Characterization, however, remains a problem. This time, I think the root of that problem is Michael's distance and detachment from everything that's happening. The book follows Michael's viewpoint almost exclusively, and Michael feels like he's interacting with the world through an emotional telescope. This is not unjustified; indeed, it's well-defended in narrator musings and Michael's relationship with women and with his parents, grounded in the shock of changing realities to the Realm and back again. Realistic or not, though, the reader gets the same emotional distance, which made it hard for me to truly care about the rest of the cast. Michael's mother's secret seemed pedestrian when it was finally revealed. Kristine had her moments, but the tentative emotional connection was then destroyed by her sidelining for much of the book. Shiafa starts as an interesting cipher, but then falls into emotions dictated by the author and poorly reflected in the text. It's hard to muster more than a vague intellectual appreciation for how the characters fit together.

This same distancing infects most description in the book, and it's in the world background and events that I think it's the most damaging. The Infinity Concerto at times felt like it was trying too hard, but it did provide some glimmers of the fierceness and wildness of the Sidhe and their Realm, particularly towards the end of the book. I was hoping to see that developed here, but The Serpent Mage manages little more than similar glimmers. There's an emotion-sapping deluge of telling rather than showing going on here. Michael analyzes everything, as does the narrator, and the reader is constantly being told what he's thinking, why he's thinking it, or how it's affecting him, rather than reading about amazing sights and having the emotions conveyed through impressiveness of description. Bear's descriptions lack the emotional connection and engrossing magic that makes fantasy so vivid, the sort of description that Susan Cooper does so well in her Dark Is Rising sequence. A wholesale invasion of the Sidhe into modern Earth somehow comes across as an annoying obstacle and expected side effect that Michael has to work around, rather than something that made me stop reading (or read more quickly) in awe.
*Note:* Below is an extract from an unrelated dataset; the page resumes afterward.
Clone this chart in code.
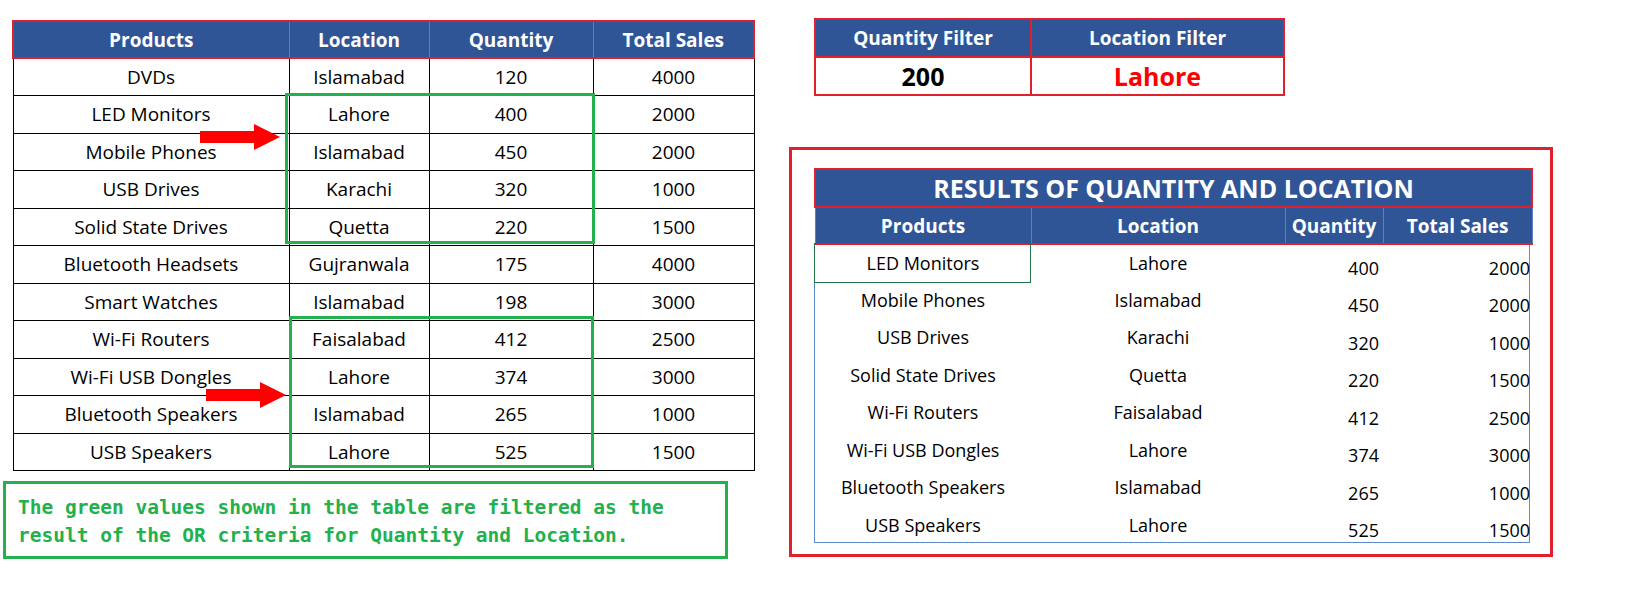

In short, this book plods. This is doubly disappointing since the underlying material is complex and worth reading about. There are moments that shine, such as Michael's conversation with the long-awaited Serpent Mage, Bear's ingenious twisting of mythology and religion, and the battles of world creation and conception. At times, I caught glimmers of psychological depth to the story that were fun to ponder. And Michael, after being a stock hero for much of The Infinity Concerto, is quite untraditional here, avoiding the stereotype of either the eager or the reluctant hero and constantly struggling with his own motives. But despite the intellectual appeal, The Serpent Mage never grabbed me. It was easy to put down, I rarely cared about picking it up again, and I never developed an emotional attachment to the story.